In this case, the magnetic field is directed to the east, and the current is vertical (downward). The angle between the direction of the current (down) and the magnetic field (east) is \( 90^\circ \). Therefore, \( \sin(90^\circ) = 1 \).\[ F = 1.20 \times 0.01 \times 0.588 \times 1 = 0.007056 \; \text{N} \]The direction of the force will be determined using the right-hand rule. Using the right-hand rule, the force will be directed into the north.

Here, the magnetic field is to the south, and the current is downward. Again, the angle between the current and the magnetic field is \( 90^\circ \), so \( \sin(90^\circ) = 1 \).\[ F = 1.20 \times 0.01 \times 0.588 \times 1 = 0.007056 \; \text{N} \]Applying the right-hand rule, the force direction will be toward the west.

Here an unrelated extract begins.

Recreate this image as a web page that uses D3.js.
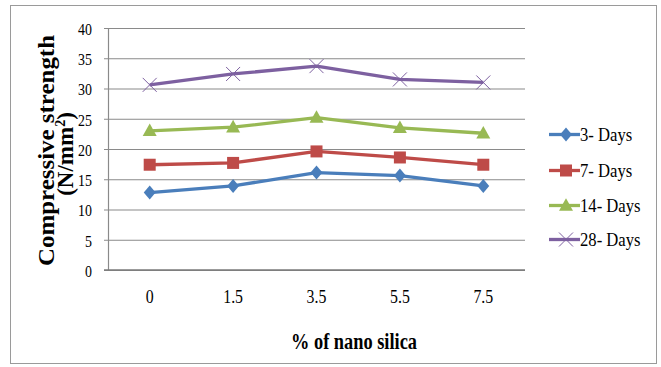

For this scenario, the magnetic field is at an angle \( 30.0^{\circ} \) south of west. To find the correct angle \( \theta \), consider the direction perpendicular to both the wire and field directions. The effective angle with vertical is \( 90^\circ - 30^\circ = 60^\circ \). Therefore, \( \sin(60^\circ) = \frac{\sqrt{3}}{2} \).\[ F = 1.20 \times 0.01 \times 0.588 \times \frac{\sqrt{3}}{2} \approx 0.006114 \; \text{N} \]Using the right-hand rule, the force is directed towards northeast.